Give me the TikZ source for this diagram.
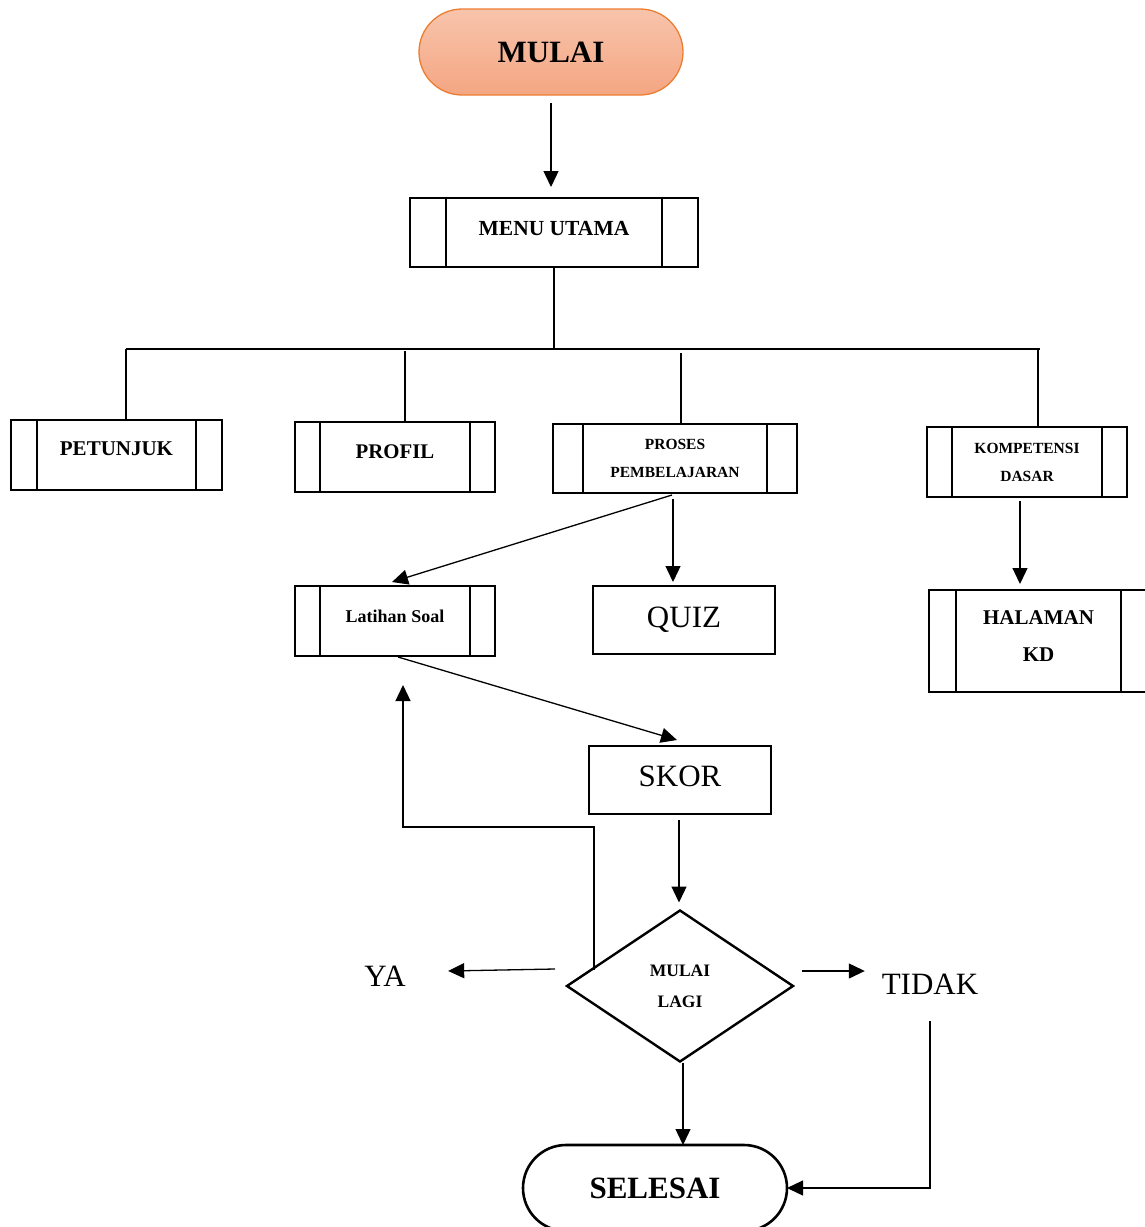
\documentclass[tikz,border=0pt]{standalone}
\usepackage{fontspec}
\setmainfont{Liberation Serif}
\usetikzlibrary{arrows.meta,shapes.geometric,calc}
\definecolor{orgborder}{HTML}{ED7D31}
\definecolor{orgtop}{HTML}{F8C4AC}
\definecolor{orgbot}{HTML}{F4A682}
\begin{document}
\begin{tikzpicture}[x=1pt,y=-1pt,
  box/.style={draw,line width=2.8pt,inner sep=0pt,outer sep=0pt,align=center,font=\bfseries\fontsize{21}{37}\selectfont},
  smallbox/.style={box,font=\bfseries\fontsize{15.5}{28}\selectfont},
  plainbox/.style={draw,line width=2.6pt,inner sep=0pt,outer sep=0pt,font=\fontsize{31}{31}\selectfont},
  term/.style={line width=2.6pt,inner sep=0pt,outer sep=0pt,rounded corners=43pt,minimum width=264pt,minimum height=86pt,font=\bfseries\fontsize{31}{31}\selectfont},
  lbl/.style={inner sep=0pt,outer sep=0pt,font=\fontsize{31}{31}\selectfont},
  bar/.style={line width=2.8pt},
  con/.style={line width=1.3pt},
  arr/.style={con,-{Triangle[length=16pt,width=15pt]}},
]
\useasboundingbox (0,0) rectangle (1145,1227);

% terminals
\node[term,draw=orgborder,line width=1.3pt,top color=orgtop,bottom color=orgbot] (mulai) at (551,52) {MULAI};
\node[term,draw] (selesai) at (655,1188) {SELESAI};

% process boxes
\node[box,font=\bfseries\fontsize{21.5}{37}\selectfont,text depth=9pt,minimum width=288pt,minimum height=69pt] (menu) at (554,232.5) {MENU UTAMA};
\node[box,text depth=12pt,minimum width=211pt,minimum height=70pt] (pet) at (116.5,455) {PETUNJUK};
\node[box,font=\bfseries\fontsize{20.8}{37}\selectfont,text depth=10pt,minimum width=200pt,minimum height=70pt] (prof) at (395,457) {PROFIL};
\node[smallbox,minimum width=244pt,minimum height=69pt] (pros) at (675,458.5) {PROSES\\PEMBELAJARAN};
\node[smallbox,minimum width=200pt,minimum height=70pt] (komp) at (1027,462) {KOMPETENSI\\DASAR};
\node[box,font=\bfseries\fontsize{18}{20}\selectfont,text depth=9pt,minimum width=200pt,minimum height=70pt] (lat) at (395,621) {Latihan Soal};
\node[box,font=\bfseries\fontsize{21}{37}\selectfont,text depth=9pt,minimum width=219pt,minimum height=102pt] (hal) at (1038.5,641) {HALAMAN\\KD};
\node[plainbox,minimum width=182pt,minimum height=68pt] (quiz) at (684,620) {QUIZ};
\node[plainbox,text depth=8pt,minimum width=182pt,minimum height=68pt] (skor) at (680,780) {SKOR};

\foreach \n/\b in {menu/36,pet/26,prof/25,pros/30,komp/25,lat/25,hal/27}{
  \draw[bar] ($(\n.north west)+(\b,0)$) -- ($(\n.south west)+(\b,0)$);
  \draw[bar] ($(\n.north east)+(-\b,0)$) -- ($(\n.south east)+(-\b,0)$);
}

% decision
\node[diamond,draw,line width=2.4pt,inner sep=0pt,outer sep=0pt,minimum width=226pt,minimum height=151pt,align=center,font=\bfseries\fontsize{17.5}{31}\selectfont] (dia) at (680,986) {MULAI\\LAGI};

% labels
\node[lbl] (ya) at (385,976) {YA};
\node[lbl] (tidak) at (930,984) {TIDAK};

% connectors
\draw[arr] ($(mulai.south)+(0,8)$) -- ($(mulai.south |- menu.north)+(0,-11)$);

\coordinate (busL) at (126,349);
\coordinate (busR) at (1040,349);
\draw[con] (menu.south) -- ($(menu.south)+(0,82)$);
\draw[con] (busL) -- (busR);
\coordinate (t1) at (126,349);
\coordinate (t2) at (405,351);
\coordinate (t3) at (681,353);
\coordinate (t4) at (1038,349);
\draw[con] (t1) -- (t1 |- pet.north);
\draw[con] (t2) -- (t2 |- prof.north);
\draw[con] (t3) -- (t3 |- pros.north);
\draw[con] (t4) -- (t4 |- komp.north);

\draw[arr] ($(pros.south)+(-3,2)$) -- ($(lat.north)+(-3,-4)$);
\draw[arr] ($(pros.south)+(-2,6)$) -- ($(pros.south |- quiz.north)+(-2,-4)$);
\draw[arr] ($(komp.south)+(-7,4)$) -- ($(komp.south |- hal.north)+(-7,-6)$);
\draw[arr] ($(lat.south)+(3,1)$) -- ($(skor.north)+(-3,-6)$);
\draw[arr] ($(skor.south)+(-1,6)$) -- ($(dia.north)+(-1,-8)$);

\coordinate (lp) at (594,970);
\draw[arr] (lp) |- ($(lat.south)+(8,171)$) -- ($(lat.south)+(8,29)$);

\draw[arr] ($(dia.west)+(-12,-17)$) -- ($(ya.east)+(42.5,-5)$);
\draw[arr] ($(dia.east)+(9,-15)$) -- ($(tidak.west)+(-17,-13)$);
\draw[arr] ($(tidak.south)+(0,27)$) |- (selesai.east);
\draw[arr] ($(dia.south)+(3,1)$) -- ($(dia.south |- selesai.north)+(3,0)$);
\end{tikzpicture}
\end{document}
------------------------------------------------------------
# What you need to do
Set the data above down again exactly as given, with no pictures.

# Worked solution
Give me the TikZ source for this diagram.
\documentclass[tikz,border=0pt]{standalone}
\usepackage{fontspec}
\setmainfont{Liberation Serif}
\usetikzlibrary{arrows.meta,shapes.geometric,calc}
\definecolor{orgborder}{HTML}{ED7D31}
\definecolor{orgtop}{HTML}{F8C4AC}
\definecolor{orgbot}{HTML}{F4A682}
\begin{document}
\begin{tikzpicture}[x=1pt,y=-1pt,
  box/.style={draw,line width=2.8pt,inner sep=0pt,outer sep=0pt,align=center,font=\bfseries\fontsize{21}{37}\selectfont},
  smallbox/.style={box,font=\bfseries\fontsize{15.5}{28}\selectfont},
  plainbox/.style={draw,line width=2.6pt,inner sep=0pt,outer sep=0pt,font=\fontsize{31}{31}\selectfont},
  term/.style={line width=2.6pt,inner sep=0pt,outer sep=0pt,rounded corners=43pt,minimum width=264pt,minimum height=86pt,font=\bfseries\fontsize{31}{31}\selectfont},
  lbl/.style={inner sep=0pt,outer sep=0pt,font=\fontsize{31}{31}\selectfont},
  bar/.style={line width=2.8pt},
  con/.style={line width=1.3pt},
  arr/.style={con,-{Triangle[length=16pt,width=15pt]}},
]
\useasboundingbox (0,0) rectangle (1145,1227);

% terminals
\node[term,draw=orgborder,line width=1.3pt,top color=orgtop,bottom color=orgbot] (mulai) at (551,52) {MULAI};
\node[term,draw] (selesai) at (655,1188) {SELESAI};

% process boxes
\node[box,font=\bfseries\fontsize{21.5}{37}\selectfont,text depth=9pt,minimum width=288pt,minimum height=69pt] (menu) at (554,232.5) {MENU UTAMA};
\node[box,text depth=12pt,minimum width=211pt,minimum height=70pt] (pet) at (116.5,455) {PETUNJUK};
\node[box,font=\bfseries\fontsize{20.8}{37}\selectfont,text depth=10pt,minimum width=200pt,minimum height=70pt] (prof) at (395,457) {PROFIL};
\node[smallbox,minimum width=244pt,minimum height=69pt] (pros) at (675,458.5) {PROSES\\PEMBELAJARAN};
\node[smallbox,minimum width=200pt,minimum height=70pt] (komp) at (1027,462) {KOMPETENSI\\DASAR};
\node[box,font=\bfseries\fontsize{18}{20}\selectfont,text depth=9pt,minimum width=200pt,minimum height=70pt] (lat) at (395,621) {Latihan Soal};
\node[box,font=\bfseries\fontsize{21}{37}\selectfont,text depth=9pt,minimum width=219pt,minimum height=102pt] (hal) at (1038.5,641) {HALAMAN\\KD};
\node[plainbox,minimum width=182pt,minimum height=68pt] (quiz) at (684,620) {QUIZ};
\node[plainbox,text depth=8pt,minimum width=182pt,minimum height=68pt] (skor) at (680,780) {SKOR};

\foreach \n/\b in {menu/36,pet/26,prof/25,pros/30,komp/25,lat/25,hal/27}{
  \draw[bar] ($(\n.north west)+(\b,0)$) -- ($(\n.south west)+(\b,0)$);
  \draw[bar] ($(\n.north east)+(-\b,0)$) -- ($(\n.south east)+(-\b,0)$);
}

% decision
\node[diamond,draw,line width=2.4pt,inner sep=0pt,outer sep=0pt,minimum width=226pt,minimum height=151pt,align=center,font=\bfseries\fontsize{17.5}{31}\selectfont] (dia) at (680,986) {MULAI\\LAGI};

% labels
\node[lbl] (ya) at (385,976) {YA};
\node[lbl] (tidak) at (930,984) {TIDAK};

% connectors
\draw[arr] ($(mulai.south)+(0,8)$) -- ($(mulai.south |- menu.north)+(0,-11)$);

\coordinate (busL) at (126,349);
\coordinate (busR) at (1040,349);
\draw[con] (menu.south) -- ($(menu.south)+(0,82)$);
\draw[con] (busL) -- (busR);
\coordinate (t1) at (126,349);
\coordinate (t2) at (405,351);
\coordinate (t3) at (681,353);
\coordinate (t4) at (1038,349);
\draw[con] (t1) -- (t1 |- pet.north);
\draw[con] (t2) -- (t2 |- prof.north);
\draw[con] (t3) -- (t3 |- pros.north);
\draw[con] (t4) -- (t4 |- komp.north);

\draw[arr] ($(pros.south)+(-3,2)$) -- ($(lat.north)+(-3,-4)$);
\draw[arr] ($(pros.south)+(-2,6)$) -- ($(pros.south |- quiz.north)+(-2,-4)$);
\draw[arr] ($(komp.south)+(-7,4)$) -- ($(komp.south |- hal.north)+(-7,-6)$);
\draw[arr] ($(lat.south)+(3,1)$) -- ($(skor.north)+(-3,-6)$);
\draw[arr] ($(skor.south)+(-1,6)$) -- ($(dia.north)+(-1,-8)$);

\coordinate (lp) at (594,970);
\draw[arr] (lp) |- ($(lat.south)+(8,171)$) -- ($(lat.south)+(8,29)$);

\draw[arr] ($(dia.west)+(-12,-17)$) -- ($(ya.east)+(42.5,-5)$);
\draw[arr] ($(dia.east)+(9,-15)$) -- ($(tidak.west)+(-17,-13)$);
\draw[arr] ($(tidak.south)+(0,27)$) |- (selesai.east);
\draw[arr] ($(dia.south)+(3,1)$) -- ($(dia.south |- selesai.north)+(3,0)$);
\end{tikzpicture}
\end{document}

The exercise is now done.